** begin Dataset excerpt **

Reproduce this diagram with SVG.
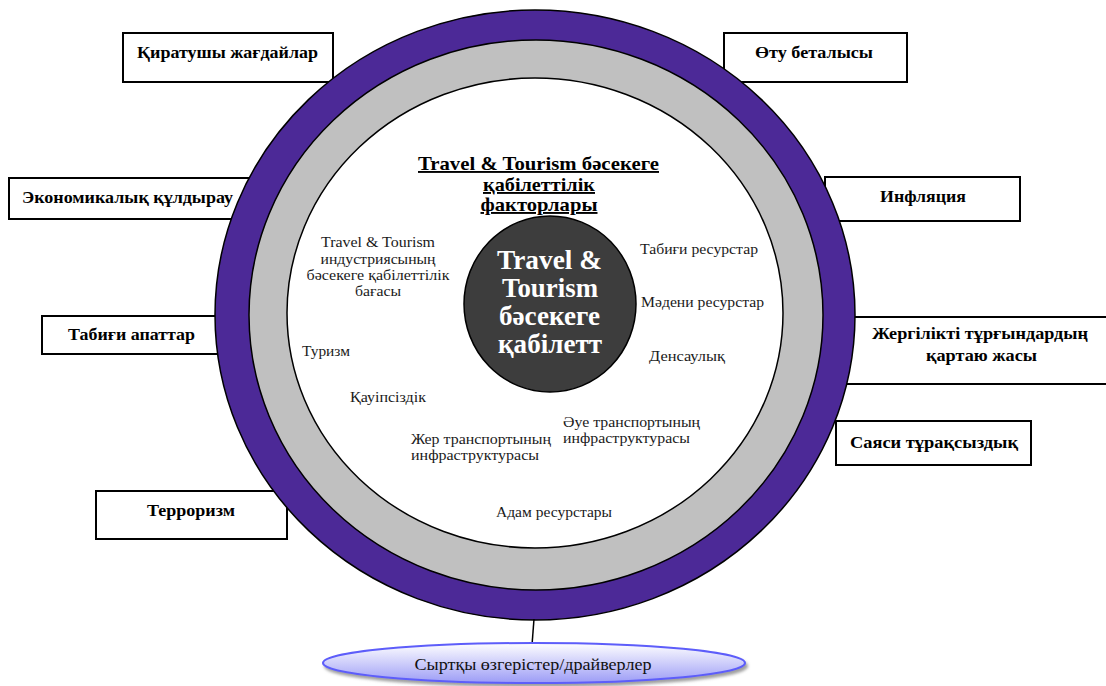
<svg xmlns="http://www.w3.org/2000/svg" width="1106" height="686" viewBox="0 0 1106 686">
<style>
.box{fill:#fff;stroke:#000;stroke-width:2}
text{font-family:"Liberation Serif","Times New Roman",serif}
.bt{font-weight:bold;font-size:17px;fill:#000}
.it{font-size:15.5px;fill:#1a1a1a}
.ti{font-weight:bold;font-size:19px;fill:#000;text-decoration:underline}
.ct{font-weight:bold;font-size:27px;fill:#fff}
.ring{stroke:#000;stroke-width:1.5}
</style>
<defs>
<linearGradient id="eg" x1="0" y1="0" x2="0" y2="1">
<stop offset="0" stop-color="#ffffff"/>
<stop offset="1" stop-color="#9c9cf6"/>
</linearGradient>
<filter id="sh" x="-10%" y="-50%" width="120%" height="200%">
<feDropShadow dx="2" dy="3" stdDeviation="1.5" flood-color="#777" flood-opacity="0.7"/>
</filter>
</defs>
<g id="box-kiratushy"><rect class="box" x="123" y="33" width="210" height="49"/><text class="bt" x="227.5" y="58" text-anchor="middle" textLength="181" lengthAdjust="spacingAndGlyphs">Қиратушы жағдайлар</text></g>
<g id="box-ekonomikalyk"><rect class="box" x="9" y="178" width="250" height="41"/><text class="bt" x="22" y="203" textLength="211" lengthAdjust="spacingAndGlyphs">Экономикалық құлдырау</text></g>
<g id="box-tabigi-apattar"><rect class="box" x="42" y="316" width="190" height="38"/><text class="bt" x="131.5" y="340" text-anchor="middle" textLength="127" lengthAdjust="spacingAndGlyphs">Табиғи апаттар</text></g>
<g id="box-terrorizm"><rect class="box" x="96" y="491" width="191" height="48"/><text class="bt" x="191" y="516" text-anchor="middle" textLength="88" lengthAdjust="spacingAndGlyphs">Терроризм</text></g>
<g id="box-otu"><rect class="box" x="724" y="33" width="183" height="49"/><text class="bt" x="814" y="58" text-anchor="middle" textLength="118" lengthAdjust="spacingAndGlyphs">Өту беталысы</text></g>
<g id="box-inflyaciya"><rect class="box" x="825" y="177" width="195" height="44"/><text class="bt" x="923" y="202" text-anchor="middle" textLength="86" lengthAdjust="spacingAndGlyphs">Инфляция</text></g>
<g id="box-zhergilikti"><rect class="box" x="840" y="317" width="275" height="67"/><text class="bt" x="980" y="339" text-anchor="middle" textLength="216" lengthAdjust="spacingAndGlyphs">Жергілікті тұрғындардың</text><text class="bt" x="981.5" y="361" text-anchor="middle" textLength="111" lengthAdjust="spacingAndGlyphs">қартаю жасы</text></g>
<g id="box-sayasi"><rect class="box" x="836" y="421" width="195" height="44"/><text class="bt" x="934" y="448" text-anchor="middle" textLength="168" lengthAdjust="spacingAndGlyphs">Саяси тұрақсыздық</text></g>
<g id="rings">
<ellipse class="ring" cx="535" cy="315" rx="320" ry="305" fill="#4c2997"/>
<ellipse class="ring" cx="536" cy="315" rx="287" ry="275" fill="#c0c0c0"/>
<ellipse class="ring" cx="535" cy="313" rx="248" ry="235" fill="#ffffff"/>
</g>
<g id="title">
<text class="ti" x="538.5" y="170" text-anchor="middle" textLength="241" lengthAdjust="spacingAndGlyphs">Travel &amp; Tourism бәсекеге</text>
<text class="ti" x="539" y="191" text-anchor="middle" textLength="112" lengthAdjust="spacingAndGlyphs">қабілеттілік</text>
<text class="ti" x="539" y="211" text-anchor="middle" textLength="117" lengthAdjust="spacingAndGlyphs">факторлары</text>
</g>
<g id="core">
<ellipse cx="550" cy="304" rx="86" ry="88" fill="#3d3d3d" stroke="#000" stroke-width="1.5"/>
<text class="ct" x="549.5" y="269" text-anchor="middle" textLength="105" lengthAdjust="spacingAndGlyphs">Travel &amp;</text>
<text class="ct" x="550" y="297" text-anchor="middle" textLength="96" lengthAdjust="spacingAndGlyphs">Tourism</text>
<text class="ct" x="549.5" y="325" text-anchor="middle" textLength="101" lengthAdjust="spacingAndGlyphs">бәсекеге</text>
<text class="ct" x="550" y="353" text-anchor="middle" textLength="104" lengthAdjust="spacingAndGlyphs">қабілетт</text>
</g>
<g id="factors">
<text class="it" x="378" y="247" text-anchor="middle" textLength="114" lengthAdjust="spacingAndGlyphs">Travel &amp; Tourism</text>
<text class="it" x="378" y="264" text-anchor="middle" textLength="115" lengthAdjust="spacingAndGlyphs">индустриясының</text>
<text class="it" x="378" y="280" text-anchor="middle" textLength="143" lengthAdjust="spacingAndGlyphs">бәсекеге қабілеттілік</text>
<text class="it" x="378" y="296" text-anchor="middle" textLength="46" lengthAdjust="spacingAndGlyphs">бағасы</text>
<text class="it" x="302" y="356" textLength="48" lengthAdjust="spacingAndGlyphs">Туризм</text>
<text class="it" x="350" y="402" textLength="76" lengthAdjust="spacingAndGlyphs">Қауіпсіздік</text>
<text class="it" x="411" y="444" textLength="140" lengthAdjust="spacingAndGlyphs">Жер транспортының</text>
<text class="it" x="411" y="460" textLength="128" lengthAdjust="spacingAndGlyphs">инфраструктурасы</text>
<text class="it" x="563" y="427" textLength="137" lengthAdjust="spacingAndGlyphs">Әуе транспортының</text>
<text class="it" x="563" y="443" textLength="127" lengthAdjust="spacingAndGlyphs">инфраструктурасы</text>
<text class="it" x="496" y="517" textLength="116" lengthAdjust="spacingAndGlyphs">Адам ресурстары</text>
<text class="it" x="640" y="254" textLength="118" lengthAdjust="spacingAndGlyphs">Табиғи ресурстар</text>
<text class="it" x="641" y="307" textLength="123" lengthAdjust="spacingAndGlyphs">Мәдени ресурстар</text>
<text class="it" x="649" y="361" textLength="76" lengthAdjust="spacingAndGlyphs">Денсаулық</text>
</g>
<g id="connectors">
<line x1="534" y1="619" x2="532" y2="645" stroke="#000" stroke-width="1.5"/>
</g>
<g id="external-drivers">
<ellipse cx="534" cy="663" rx="211" ry="20" fill="url(#eg)" stroke="#5d5dfa" stroke-width="2" filter="url(#sh)"/>
<text x="533" y="670" text-anchor="middle" font-size="17" fill="#111" textLength="237" lengthAdjust="spacingAndGlyphs">Сыртқы өзгерістер/драйверлер</text>
</g>
</svg>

** end Dataset excerpt **

Job:
Retype the whole listing, keeping every line identical and omitting all pictures.

Response:
Reproduce this diagram with SVG.
<svg xmlns="http://www.w3.org/2000/svg" width="1106" height="686" viewBox="0 0 1106 686">
<style>
.box{fill:#fff;stroke:#000;stroke-width:2}
text{font-family:"Liberation Serif","Times New Roman",serif}
.bt{font-weight:bold;font-size:17px;fill:#000}
.it{font-size:15.5px;fill:#1a1a1a}
.ti{font-weight:bold;font-size:19px;fill:#000;text-decoration:underline}
.ct{font-weight:bold;font-size:27px;fill:#fff}
.ring{stroke:#000;stroke-width:1.5}
</style>
<defs>
<linearGradient id="eg" x1="0" y1="0" x2="0" y2="1">
<stop offset="0" stop-color="#ffffff"/>
<stop offset="1" stop-color="#9c9cf6"/>
</linearGradient>
<filter id="sh" x="-10%" y="-50%" width="120%" height="200%">
<feDropShadow dx="2" dy="3" stdDeviation="1.5" flood-color="#777" flood-opacity="0.7"/>
</filter>
</defs>
<g id="box-kiratushy"><rect class="box" x="123" y="33" width="210" height="49"/><text class="bt" x="227.5" y="58" text-anchor="middle" textLength="181" lengthAdjust="spacingAndGlyphs">Қиратушы жағдайлар</text></g>
<g id="box-ekonomikalyk"><rect class="box" x="9" y="178" width="250" height="41"/><text class="bt" x="22" y="203" textLength="211" lengthAdjust="spacingAndGlyphs">Экономикалық құлдырау</text></g>
<g id="box-tabigi-apattar"><rect class="box" x="42" y="316" width="190" height="38"/><text class="bt" x="131.5" y="340" text-anchor="middle" textLength="127" lengthAdjust="spacingAndGlyphs">Табиғи апаттар</text></g>
<g id="box-terrorizm"><rect class="box" x="96" y="491" width="191" height="48"/><text class="bt" x="191" y="516" text-anchor="middle" textLength="88" lengthAdjust="spacingAndGlyphs">Терроризм</text></g>
<g id="box-otu"><rect class="box" x="724" y="33" width="183" height="49"/><text class="bt" x="814" y="58" text-anchor="middle" textLength="118" lengthAdjust="spacingAndGlyphs">Өту беталысы</text></g>
<g id="box-inflyaciya"><rect class="box" x="825" y="177" width="195" height="44"/><text class="bt" x="923" y="202" text-anchor="middle" textLength="86" lengthAdjust="spacingAndGlyphs">Инфляция</text></g>
<g id="box-zhergilikti"><rect class="box" x="840" y="317" width="275" height="67"/><text class="bt" x="980" y="339" text-anchor="middle" textLength="216" lengthAdjust="spacingAndGlyphs">Жергілікті тұрғындардың</text><text class="bt" x="981.5" y="361" text-anchor="middle" textLength="111" lengthAdjust="spacingAndGlyphs">қартаю жасы</text></g>
<g id="box-sayasi"><rect class="box" x="836" y="421" width="195" height="44"/><text class="bt" x="934" y="448" text-anchor="middle" textLength="168" lengthAdjust="spacingAndGlyphs">Саяси тұрақсыздық</text></g>
<g id="rings">
<ellipse class="ring" cx="535" cy="315" rx="320" ry="305" fill="#4c2997"/>
<ellipse class="ring" cx="536" cy="315" rx="287" ry="275" fill="#c0c0c0"/>
<ellipse class="ring" cx="535" cy="313" rx="248" ry="235" fill="#ffffff"/>
</g>
<g id="title">
<text class="ti" x="538.5" y="170" text-anchor="middle" textLength="241" lengthAdjust="spacingAndGlyphs">Travel &amp; Tourism бәсекеге</text>
<text class="ti" x="539" y="191" text-anchor="middle" textLength="112" lengthAdjust="spacingAndGlyphs">қабілеттілік</text>
<text class="ti" x="539" y="211" text-anchor="middle" textLength="117" lengthAdjust="spacingAndGlyphs">факторлары</text>
</g>
<g id="core">
<ellipse cx="550" cy="304" rx="86" ry="88" fill="#3d3d3d" stroke="#000" stroke-width="1.5"/>
<text class="ct" x="549.5" y="269" text-anchor="middle" textLength="105" lengthAdjust="spacingAndGlyphs">Travel &amp;</text>
<text class="ct" x="550" y="297" text-anchor="middle" textLength="96" lengthAdjust="spacingAndGlyphs">Tourism</text>
<text class="ct" x="549.5" y="325" text-anchor="middle" textLength="101" lengthAdjust="spacingAndGlyphs">бәсекеге</text>
<text class="ct" x="550" y="353" text-anchor="middle" textLength="104" lengthAdjust="spacingAndGlyphs">қабілетт</text>
</g>
<g id="factors">
<text class="it" x="378" y="247" text-anchor="middle" textLength="114" lengthAdjust="spacingAndGlyphs">Travel &amp; Tourism</text>
<text class="it" x="378" y="264" text-anchor="middle" textLength="115" lengthAdjust="spacingAndGlyphs">индустриясының</text>
<text class="it" x="378" y="280" text-anchor="middle" textLength="143" lengthAdjust="spacingAndGlyphs">бәсекеге қабілеттілік</text>
<text class="it" x="378" y="296" text-anchor="middle" textLength="46" lengthAdjust="spacingAndGlyphs">бағасы</text>
<text class="it" x="302" y="356" textLength="48" lengthAdjust="spacingAndGlyphs">Туризм</text>
<text class="it" x="350" y="402" textLength="76" lengthAdjust="spacingAndGlyphs">Қауіпсіздік</text>
<text class="it" x="411" y="444" textLength="140" lengthAdjust="spacingAndGlyphs">Жер транспортының</text>
<text class="it" x="411" y="460" textLength="128" lengthAdjust="spacingAndGlyphs">инфраструктурасы</text>
<text class="it" x="563" y="427" textLength="137" lengthAdjust="spacingAndGlyphs">Әуе транспортының</text>
<text class="it" x="563" y="443" textLength="127" lengthAdjust="spacingAndGlyphs">инфраструктурасы</text>
<text class="it" x="496" y="517" textLength="116" lengthAdjust="spacingAndGlyphs">Адам ресурстары</text>
<text class="it" x="640" y="254" textLength="118" lengthAdjust="spacingAndGlyphs">Табиғи ресурстар</text>
<text class="it" x="641" y="307" textLength="123" lengthAdjust="spacingAndGlyphs">Мәдени ресурстар</text>
<text class="it" x="649" y="361" textLength="76" lengthAdjust="spacingAndGlyphs">Денсаулық</text>
</g>
<g id="connectors">
<line x1="534" y1="619" x2="532" y2="645" stroke="#000" stroke-width="1.5"/>
</g>
<g id="external-drivers">
<ellipse cx="534" cy="663" rx="211" ry="20" fill="url(#eg)" stroke="#5d5dfa" stroke-width="2" filter="url(#sh)"/>
<text x="533" y="670" text-anchor="middle" font-size="17" fill="#111" textLength="237" lengthAdjust="spacingAndGlyphs">Сыртқы өзгерістер/драйверлер</text>
</g>
</svg>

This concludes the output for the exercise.